Seminole County Schools Approves First Community School at Midway Elementary
Midway Elementary in Sanford will become Seminole County's first community school, anchored by a ten-year partnership approved by the school board Tuesday.

Midway Elementary in Sanford is set to become Seminole County's first formally designated community school after the Seminole County Public Schools Board approved a partnership agreement March 11, cementing a four-way collaboration planned to run a full decade.
The board approved the agreement between SCPS, Heart of Florida United Way, Seminole State College and the nonprofit healthcare provider True Health. The program is slated to launch at Midway for the 2026-27 school year.
Community schools operate by turning the school building itself into a service hub, pairing traditional instruction with wraparound support from nonprofit and healthcare partners. The model typically brings primary health care, mental health services, vision and dental screenings, and tutoring aligned to the school's curriculum directly onto campus.

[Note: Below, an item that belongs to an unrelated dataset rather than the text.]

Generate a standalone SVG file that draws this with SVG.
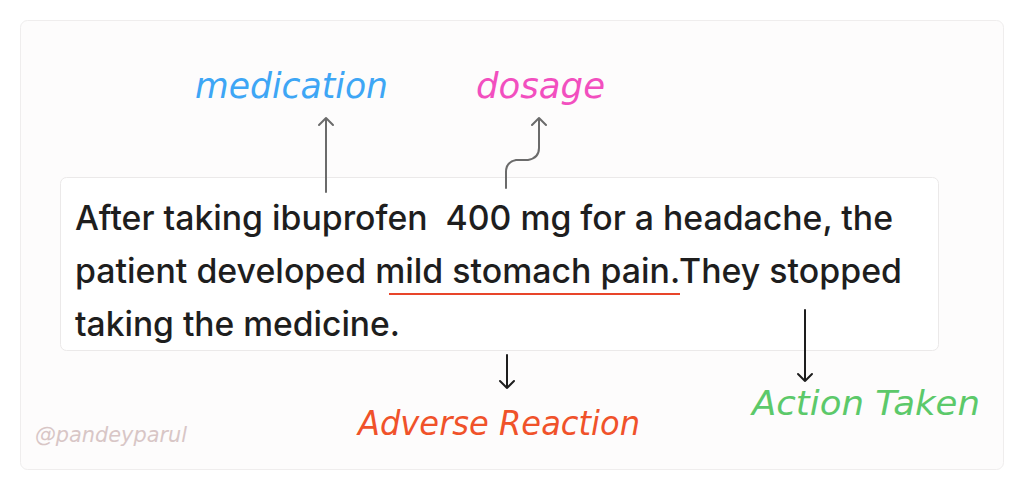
<svg xmlns="http://www.w3.org/2000/svg" width="1024" height="491" viewBox="0 0 1024 491">
<defs>
<style>
.main{font-family:Inter,"Liberation Sans",sans-serif;font-size:34px;font-weight:500;fill:#1e1e1e;white-space:pre}
.hand{font-family:"DejaVu Sans",sans-serif;font-style:italic;font-weight:300}
.conn{fill:none;stroke:#6b6b6b;stroke-width:2;stroke-linecap:round;stroke-linejoin:round}
.dark{stroke:#1e1e1e}
</style>
</defs>
<rect x="0" y="0" width="1024" height="491" fill="#ffffff"/>
<g id="frame">
<rect x="20.5" y="20.5" width="983" height="449" rx="7" fill="#fdfcfc" stroke="#efeded"/>
</g>
<g id="sentence">
<rect x="60.5" y="177.5" width="878" height="173" rx="6" fill="#ffffff" stroke="#ebe9e9"/>
<text class="main" x="75" y="230" xml:space="preserve" textLength="818" lengthAdjust="spacingAndGlyphs">After taking ibuprofen  400 mg for a headache, the</text>
<text class="main" x="75" y="283" textLength="827" lengthAdjust="spacingAndGlyphs">patient developed mild stomach pain.They stopped</text>
<text class="main" x="75" y="336" textLength="325" lengthAdjust="spacingAndGlyphs">taking the medicine.</text>
<line x1="389" y1="294" x2="680" y2="294" stroke="#e8452a" stroke-width="2"/>
</g>
<g id="connectors">
<path class="conn" d="M326 192 V118 M319 125 L326 118 L333 125"/>
<path class="conn" d="M506 188 V172 Q506 162 516 160 H528 Q539 158 539 148 V118 M532 125 L539 118 L546 125"/>
<path class="conn dark" d="M507 355 V388 M500 381 L507 388 L514 381"/>
<path class="conn dark" d="M805 310 V381 M798 374 L805 381 L812 374"/>
</g>
<g id="label-medication"><text class="hand" x="195" y="98" font-size="36" fill="#3ea6f5" textLength="193" lengthAdjust="spacingAndGlyphs">medication</text></g>
<g id="label-dosage"><text class="hand" x="476" y="98" font-size="36" fill="#f24fbf" textLength="129" lengthAdjust="spacingAndGlyphs">dosage</text></g>
<g id="label-adverse"><text class="hand" x="358" y="435" font-size="34" fill="#f0522a" textLength="282" lengthAdjust="spacingAndGlyphs">Adverse Reaction</text></g>
<g id="label-action"><text class="hand" x="752" y="415" font-size="34" fill="#5cc96a" textLength="228" lengthAdjust="spacingAndGlyphs">Action Taken</text></g>
<g id="credit"><text class="hand" x="35" y="442" font-size="22" fill="#d8c6c6" textLength="152" lengthAdjust="spacingAndGlyphs">@pandeyparul</text></g>
</svg>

SCPS Chairperson Robin Dehlinger framed the commitment in unusually long-term terms for a school district initiative. "It's not just a year or two: It's a ten-year commitment," Dehlinger said. She added that the durability of the model is part of its appeal. "Many of them that are successful get renewed," Dehlinger said. "We're really excited about it."

The four partners bring distinct institutional roles to the table. Heart of Florida United Way connects the school to the broader social-services network it coordinates across the region. Seminole State College brings higher-education resources and workforce pipeline capacity. True Health, a nonprofit healthcare provider, is positioned to deliver the clinical services central to the community-school model. SCPS supplies the school itself and the administrative framework tying the partnership together.
Midway Elementary sits in Sanford, a city that has historically served a high proportion of lower-income families within Seminole County, making it a natural candidate for the expanded services a community-school designation is designed to deliver. No other SCPS campuses have been formally designated under the model, and the district has not publicly indicated whether additional schools are under consideration.
The ten-year horizon distinguishes this agreement from shorter pilot programs common in other districts. Whether the partnership meets the performance standards Dehlinger alluded to will determine whether it earns the renewal she described as typical of successful community-school arrangements.